From our analysis of interstate migration, we find that the propensity of interstate migration is uncorrelated with individual licensing status among female workers with family ties. We attribute this finding to the fact that tied migrants are unlikely to select out of interstate migration despite the limited portability of their occupational license across states. On the other hand, we find a strong negative association between individual licensing status and interstate migration among all other workers, who may have little to weak family ties for a location choice. This finding confirms that our focus on female workers with family ties is valid to address selection into migration based on licensing status.

From our analysis of migrants’ labor market outcomes, we find a negative employment effect of limited license portability across states. Among female workers with family ties, the employment rate is 10.2 percentage points lower among interstate migrants in state-specific licensed occupations than it is among intrastate intercounty migrants in the same occupations, relative to the same difference among migrants in quasi-national licensed occupations. Moreover, we find a negative effect of limited license portability on migrants continuing a career in the same occupation.

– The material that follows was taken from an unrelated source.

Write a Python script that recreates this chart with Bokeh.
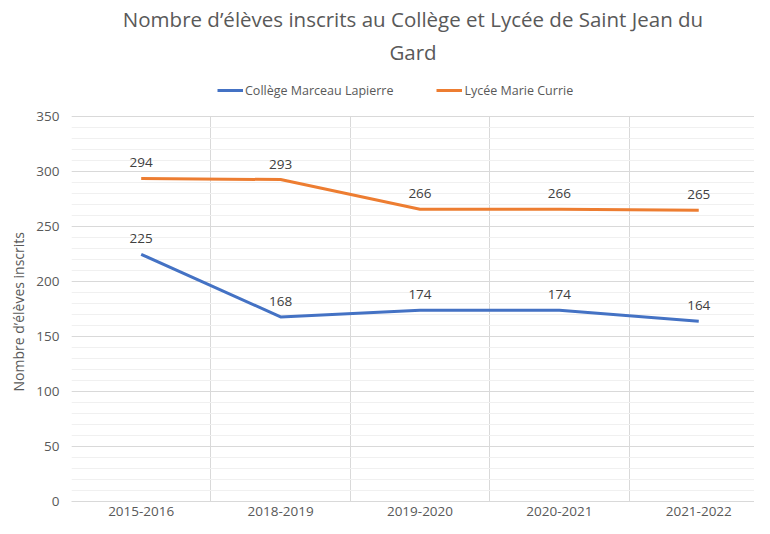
from bokeh.plotting import figure
from bokeh.models import (ColumnDataSource, FixedTicker, SingleIntervalTicker, Range1d,
                          Legend, LegendItem, Title, LabelSet)
from bokeh.core.properties import value
from bokeh.embed import file_html
from bokeh.resources import INLINE

years = ["2015-2016", "2018-2019", "2019-2020", "2020-2021", "2021-2022"]
college = [225, 168, 174, 174, 164]
lycee = [294, 293, 266, 266, 265]

FONT = "Open Sans"
TXT = "#595959"

xs = list(range(len(years)))
src_c = ColumnDataSource(dict(x=xs, y=college, t=[str(v) for v in college]))
src_l = ColumnDataSource(dict(x=xs, y=lycee, t=[str(v) for v in lycee]))

p = figure(width=754, height=518, output_backend="svg", toolbar_location=None,
           x_range=Range1d(-0.5, 4.40), y_range=Range1d(0, 395),
           min_border_left=10, min_border_right=0, min_border_bottom=10, min_border_top=5)
p.title = None
p.outline_line_color = None
p.background_fill_color = "white"
p.border_fill_color = "white"

lc = p.line("x", "y", source=src_c, line_color="#4472C4", line_width=3)
ll = p.line("x", "y", source=src_l, line_color="#ED7D31", line_width=3)

for src in (src_c, src_l):
    p.add_layout(LabelSet(x="x", y="y", text="t", source=src, y_offset=11,
                          text_align="center", text_baseline="bottom",
                          text_font=value(FONT), text_font_size="13.5px", text_color="#404040"))

# axes
p.xaxis.ticker = FixedTicker(ticks=xs)
p.xaxis.major_label_overrides = {i: y for i, y in enumerate(years)}
p.xaxis.major_tick_line_color = None
p.xaxis.minor_tick_line_color = None
p.xaxis.major_tick_out = 0
p.xaxis.major_tick_in = 0
p.xaxis.minor_tick_out = 0
p.xaxis.axis_line_color = "#d9d9d9"
p.xaxis.major_label_text_font = FONT
p.xaxis.major_label_text_font_size = "13.5px"
p.xaxis.major_label_text_color = TXT
p.xaxis.major_label_standoff = 5

p.yaxis.ticker = SingleIntervalTicker(interval=50, num_minor_ticks=5)
p.yaxis.bounds = (0, 350)
p.yaxis.axis_line_color = None
p.yaxis.major_tick_line_color = None
p.yaxis.minor_tick_line_color = None
p.yaxis.major_tick_out = 0
p.yaxis.minor_tick_out = 0
p.yaxis.major_label_text_font = FONT
p.yaxis.major_label_text_font_size = "13.5px"
p.yaxis.major_label_text_color = TXT
p.yaxis.major_label_standoff = 12

p.add_layout(Title(text="Nombre d\u2019\u00e9l\u00e8ves inscrits", align="left",
                   text_font=FONT, text_font_size="14px", text_font_style="normal",
                   text_color=TXT, standoff=12, offset=110), "left")

# grids
p.xgrid.ticker = FixedTicker(ticks=[0.5, 1.5, 2.5, 3.5])
p.xgrid.cross_bounds = (0, 350)
p.xgrid.grid_line_color = "#d9d9d9"
p.ygrid.bounds = (0, 350)
p.ygrid.grid_line_color = "#d9d9d9"
p.ygrid.minor_grid_line_color = "#f0f0f0"

# title on two centred lines
p.add_layout(Title(text="Gard", align="center", text_font=FONT, text_font_size="20.5px",
                   text_font_style="normal", text_color=TXT, standoff=3), "above")
p.add_layout(Title(text="Nombre d\u2019\u00e9l\u00e8ves inscrits au Coll\u00e8ge et Lyc\u00e9e de Saint Jean du",
                   align="center", text_font=FONT, text_font_size="20.5px",
                   text_font_style="normal", text_color=TXT, standoff=4), "above")

legend = Legend(items=[LegendItem(label="Coll\u00e8ge Marceau Lapierre", renderers=[lc]),
                       LegendItem(label="Lyc\u00e9e Marie Currie", renderers=[ll])],
                orientation="horizontal", location=(146, 401),
                label_text_font=FONT, label_text_font_size="12.5px", label_text_color=TXT,
                border_line_color=None, background_fill_alpha=0,
                glyph_width=26, spacing=43, padding=2, margin=0, label_standoff=2)
p.add_layout(legend, "center")

open("out.html", "w").write(file_html(p, INLINE))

Conditional on workers being employed, those who worked in state-specific licensed occupations are 11.5 percentage points more likely to change their occupation after interstate migration than those who worked in quasi-national licensed occupations, relative to the same difference among intrastate intercounty migrants.

Taken together, about 20% of female interstate migrants with family ties in state-specific licensed occupations neither have a job nor continue an occupation on average six months after migration. This large interruption to the career of female spouses, caused jointly by family migration and occupational licensing, may cause a loss of occupation-specific human capital and a downward shift of their earnings trajectory. Also, the male dominance in family migration and the prevalence of female-dominated licensed occupations may reinforce and further widen the spousal earnings gap, which has a negative implication on the overall gender earnings gap. Moreover, since migrants with out-of-state licenses are experienced practitioners with transferrable skills across U.S. states, occupational licensing barriers across states may reduce public welfare.

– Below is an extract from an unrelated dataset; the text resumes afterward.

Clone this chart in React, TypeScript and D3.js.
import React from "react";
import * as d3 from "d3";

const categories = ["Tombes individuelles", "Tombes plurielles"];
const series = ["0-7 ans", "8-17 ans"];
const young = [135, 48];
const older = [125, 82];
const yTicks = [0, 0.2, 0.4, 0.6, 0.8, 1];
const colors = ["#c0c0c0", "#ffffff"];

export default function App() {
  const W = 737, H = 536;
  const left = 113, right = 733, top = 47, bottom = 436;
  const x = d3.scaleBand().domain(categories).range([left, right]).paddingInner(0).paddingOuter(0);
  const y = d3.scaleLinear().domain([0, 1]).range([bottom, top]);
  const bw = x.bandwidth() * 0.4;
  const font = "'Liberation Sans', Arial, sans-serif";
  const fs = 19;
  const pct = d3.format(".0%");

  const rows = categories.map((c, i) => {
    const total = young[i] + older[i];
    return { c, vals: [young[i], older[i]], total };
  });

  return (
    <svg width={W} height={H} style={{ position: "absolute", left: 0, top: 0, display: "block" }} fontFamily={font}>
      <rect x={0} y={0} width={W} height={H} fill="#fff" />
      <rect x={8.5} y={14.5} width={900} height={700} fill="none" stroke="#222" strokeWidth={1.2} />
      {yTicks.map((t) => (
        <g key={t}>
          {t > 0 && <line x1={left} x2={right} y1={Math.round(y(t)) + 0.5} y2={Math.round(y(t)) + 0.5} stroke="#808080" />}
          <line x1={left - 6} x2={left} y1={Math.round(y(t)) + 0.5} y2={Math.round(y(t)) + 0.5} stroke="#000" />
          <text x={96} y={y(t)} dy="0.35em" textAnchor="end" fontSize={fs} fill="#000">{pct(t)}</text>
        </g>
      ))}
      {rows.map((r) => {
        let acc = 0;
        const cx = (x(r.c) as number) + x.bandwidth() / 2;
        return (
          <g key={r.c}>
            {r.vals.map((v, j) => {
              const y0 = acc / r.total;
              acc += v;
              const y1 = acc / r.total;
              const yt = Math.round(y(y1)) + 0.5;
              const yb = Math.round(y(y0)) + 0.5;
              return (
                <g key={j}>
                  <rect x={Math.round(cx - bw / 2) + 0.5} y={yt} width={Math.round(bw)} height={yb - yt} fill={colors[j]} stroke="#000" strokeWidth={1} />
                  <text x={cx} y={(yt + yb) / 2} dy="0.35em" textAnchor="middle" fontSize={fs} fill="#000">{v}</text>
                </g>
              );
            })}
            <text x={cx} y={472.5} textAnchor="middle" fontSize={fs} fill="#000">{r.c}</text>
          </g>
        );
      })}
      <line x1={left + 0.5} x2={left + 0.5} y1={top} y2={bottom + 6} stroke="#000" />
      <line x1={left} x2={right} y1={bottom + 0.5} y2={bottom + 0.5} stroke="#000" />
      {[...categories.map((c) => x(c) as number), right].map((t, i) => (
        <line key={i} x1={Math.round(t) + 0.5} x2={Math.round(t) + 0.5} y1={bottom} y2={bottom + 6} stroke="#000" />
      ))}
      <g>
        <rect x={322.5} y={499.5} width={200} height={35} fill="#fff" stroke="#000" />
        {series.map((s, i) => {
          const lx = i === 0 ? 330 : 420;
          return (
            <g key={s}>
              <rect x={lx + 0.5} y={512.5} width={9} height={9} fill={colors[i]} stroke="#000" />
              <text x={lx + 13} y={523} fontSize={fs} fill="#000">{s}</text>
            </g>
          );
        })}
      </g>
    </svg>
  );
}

This paper makes several contributions to the literature and ongoing policy debates. First, the study adds to the literature on occupational licensing. It broadens a perspective on the implications of geographic barriers against occupational license portability. Previous studies from Holen (1965) to Johnson and Kleiner (2020) focused on the negative implications of occupational licensing barriers across states on interstate migration. Expanding on the existing literature, our study shows that licensing barriers have negative effects on interstate migrants’ employment and career in the same occupation. Moreover, our study uncovers that the two effects fall on different groups of workers: interstate mobility is restricted among workers who can circumvent the licensing barrier in a new state by selecting out of migration (e.g., males with a female spouse), while the labor market activity is constrained among workers who cannot avoid moving to the new state (e.g., females with a male spouse).

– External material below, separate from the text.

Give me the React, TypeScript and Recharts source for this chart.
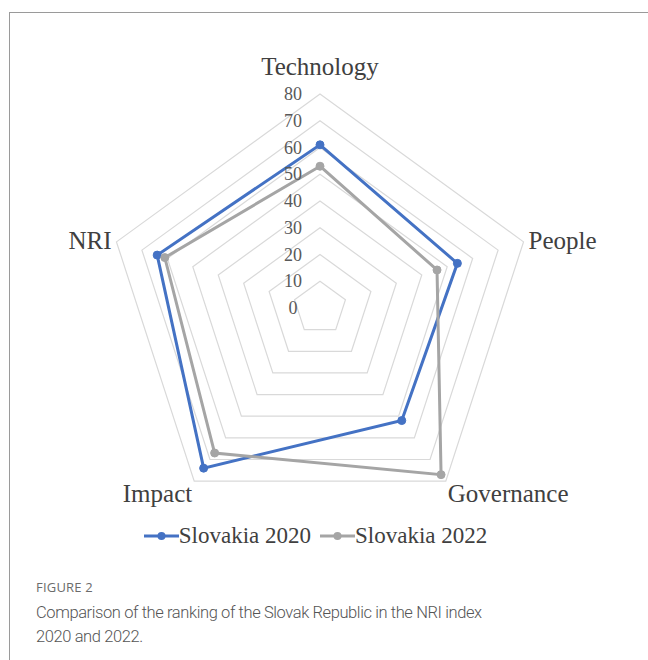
import React from "react";
import { RadarChart, Radar, PolarGrid, PolarAngleAxis, PolarRadiusAxis, Legend } from "recharts";

const categories = ["Technology", "People", "Governance", "Impact", "NRI"];
const slovakia2020 = [61, 54, 52, 74, 64];
const slovakia2022 = [53, 46, 77, 67, 61];
const radiusTicks = [0, 10, 20, 30, 40, 50, 60, 70, 80];
const seriesNames = ["Slovakia 2020", "Slovakia 2022"];

const data = categories.map((c, i) => ({
  axis: c,
  s2020: slovakia2020[i],
  s2022: slovakia2022[i],
}));

const CX = 320;
const CY = 308;
const R = 214;
const SERIF = "'Liberation Serif', 'Times New Roman', serif";
const BLUE = "#4472c4";
const GRAY = "#a5a5a5";

const AngleTick = (props: any) => {
  const { x, y, payload } = props;
  const dx = x - CX;
  const dy = y - CY;
  const len = Math.sqrt(dx * dx + dy * dy) || 1;
  const ux = dx / len;
  const uy = dy / len;
  const vx = CX + ux * R;
  const vy = CY + uy * R;
  let tx = vx;
  let ty = vy;
  let anchor: any = "middle";
  if (Math.abs(ux) < 0.1) {
    ty = uy < 0 ? vy - 28 : vy + 27;
  } else if (uy < 0) {
    anchor = ux > 0 ? "start" : "end";
    tx = vx + (ux > 0 ? 5 : -5);
    ty = vy - 1;
  } else {
    anchor = ux > 0 ? "start" : "end";
    tx = vx + (ux > 0 ? 2 : -2);
    ty = vy + 12;
  }
  return (
    <text x={tx} y={ty} textAnchor={anchor} dominantBaseline="central" fontFamily={SERIF} fontSize={25} fill="#404040">
      {payload.value}
    </text>
  );
};

const RadiusTick = (props: any) => {
  const { x, y, payload } = props;
  return (
    <text x={x - 27} y={y} textAnchor="middle" dominantBaseline="central" fontFamily={SERIF} fontSize={18} fill="#595959">
      {payload.value}
    </text>
  );
};

const LegendContent = (props: any) => {
  const { payload } = props;
  return (
    <div style={{ display: "flex", justifyContent: "center", alignItems: "center", gap: 9, marginLeft: -17 }}>
      {(payload || []).map((entry: any) => (
        <div key={entry.value} style={{ display: "flex", alignItems: "center" }}>
          <svg width={35} height={12} style={{ display: "block" }}>
            <line x1={0} y1={6} x2={35} y2={6} stroke={entry.color} strokeWidth={3} />
            <circle cx={17.5} cy={6} r={4} fill={entry.color} />
          </svg>
          <span style={{ fontFamily: SERIF, fontSize: 23, color: "#404040", lineHeight: "26px" }}>{entry.value}</span>
        </div>
      ))}
    </div>
  );
};

export default function App() {
  return (
    <div style={{ position: "absolute", left: 0, top: 0, width: 648, height: 660, background: "#fff", overflow: "hidden" }}>
      <div
        style={{
          position: "absolute",
          left: 9,
          top: 12,
          right: 0,
          bottom: 0,
          borderTop: "1.5px solid #9a9a9a",
          borderLeft: "1.5px solid #9a9a9a",
        }}
      />
      <div style={{ position: "absolute", left: 0, top: 0 }}>
        <RadarChart width={648} height={560} data={data} cx={CX} cy={CY} outerRadius={R} startAngle={90} endAngle={-270}>
          <PolarGrid gridType="polygon" radialLines={false} stroke="#d9d9d9" strokeWidth={1.2} />
          <PolarAngleAxis dataKey="axis" tick={AngleTick} tickLine={false} axisLine={false} />
          <PolarRadiusAxis
            angle={90}
            domain={[0, 80]}
            ticks={radiusTicks}
            tickCount={9}
            axisLine={false}
            tick={RadiusTick}
            tickLine={false}
          />
          <Radar
            name={seriesNames[0]}
            dataKey="s2020"
            stroke={BLUE}
            strokeWidth={3}
            fill={BLUE}
            fillOpacity={0}
            dot={{ r: 4, fill: BLUE, fillOpacity: 1, stroke: BLUE, strokeWidth: 1 }}
            isAnimationActive={false}
          />
          <Radar
            name={seriesNames[1]}
            dataKey="s2022"
            stroke={GRAY}
            strokeWidth={3}
            fill={GRAY}
            fillOpacity={0}
            dot={{ r: 4, fill: GRAY, fillOpacity: 1, stroke: GRAY, strokeWidth: 1 }}
            isAnimationActive={false}
          />
          <Legend
            content={LegendContent}
            wrapperStyle={{ position: "absolute", left: 0, top: 523, width: 648, height: 26 }}
          />
        </RadarChart>
      </div>
      <div
        style={{
          position: "absolute",
          left: 36,
          top: 578,
          fontFamily: "'Open Sans', sans-serif",
          fontSize: 13,
          color: "#6b6b6b",
          letterSpacing: 0.2,
        }}
      >
        FIGURE 2
      </div>
      <div
        style={{
          position: "absolute",
          left: 36,
          top: 601,
          fontFamily: "Roboto, sans-serif",
          fontWeight: 300,
          fontSize: 16.5,
          letterSpacing: -0.4,
          lineHeight: "24px",
          color: "#555",
          whiteSpace: "nowrap",
        }}
      >
        Comparison of the ranking of the Slovak Republic in the NRI index
        <br />
        2020 and 2022.
      </div>
    </div>
  );
}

Next, the study contributes to the literature on family migration. Previous studies commonly found that individuals with a spouse are less likely to move a long distance than those without a spouse, and that if they move, male spouse’s earnings increase more than female spouse’s earnings (Mincer 1978, Taylor 2007, Burke and Miller 2018, Jayachandran et al. 2024). Our study reveals a mechanism behind the divergence in earnings after family migration in the context of state licensing in the United States: occupational licensing barriers across states restrict interstate migrants’ labor market activity among female spouses but not male spouses. In the same context, Johnson (2021) documented that couples are less likely to move across states if the male spouse faces licensing barriers, and that the female spouse facing the same barrier tends to exit from the labor force after interstate migration.

Lastly, the study suggests that policy reforms to improve the portability of occupational licenses may have the potential to reduce labor market frictions against migrants in licensed occupations. Our finding is crucial because previous studies on occupation-specific license portability programs for nurses or certified public accountants (CPA) do not find evidence that they effectively increased employment and migration in the United States (DePasquale and Stange 2016, Cascino, Tamayo, and Vetter 2021). However, our results are in line with positive employment and wage effects of a foreign occupational credential recognition program in Germany (Brücker et al. 2021, Anger, Bassetto, and Sandler 2024). Our study is also consistent with previous studies on the impact of license portability programs such as universal recognition of out-of-state licenses in the United States (Deyo and Plemmons 2022, Shakya, Plemmons, and Norris 2024, Bae and Timmons 2023).

Conclusion

Our study demonstrates that occupational licensing barriers across states have negative labor market effects on interstate migrants among female workers with family ties. We first provide empirical evidence that female workers with a male spouse tend not to select out of interstate migration based on occupational licensing barriers relevant to their own occupation. Next, we show that the employment and continuation of the same occupation after migration for this subset of workers is negatively affected by the limited portability of occupational licenses across states. Given that these female workers with family ties are experienced practitioners with an out-of-state license, the licensing barrier may cause a loss of social welfare. By contrast, we find little evidence on the negative labor market effect of the licensing barrier on male workers with a female spouse, who may select into migration based on their own job opportunity.

Our findings shed a new light on the economic implications of occupational license portability across geography, which is broader than their effect on geographic mobility. The occupational licensing barriers across states not only limit interstate mobility of workers but also restrict the labor market activity of interstate migrants. Our study also reveals a dichotomy between the two effects by family ties: the licensing barrier restricts the interstate mobility of male workers with a female spouse, but licensing instead limits the post-migration labor market activity of female workers with a male spouse. This finding implies if male workers motivate family migration, occupational licensing barriers may worsen the spousal earnings gap, which is a vicious circle to further male dominance in family migration.

It should be noted that our study’s scope is limited to a relatively short-term effect of occupational licensing barriers across states within a country, and several extensions seem possible to understand broader implications of occupational license portability. First, the longterm labor market effect of occupational licensing barriers across states may differ from our findings on average six months after migration. It is unclear how the effect evolves over time. A conjecture is that the negative employment effect may diminish as more workers obtain a license in a new state or adjust to another occupation over time, while the negative effect on continuing the same occupation may be sustained at least for some tied migrants. Second, the effect of occupational licensing barriers across countries may have a larger effect than what our study finds, and this may have implications for immigration policy. Since the licensing barrier is expected to be stronger between countries than it is between states within a country, we would anticipate larger negative effect on immigrants’ labor market activity and overall efficiency.

Third, there are growing research opportunities on the effectiveness of occupational license portability programs. Our study provides a practical guide on plausible effects of these programs: they may improve the post-move labor market activity of female workers with family ties, while they may increase geographic mobility of other workers.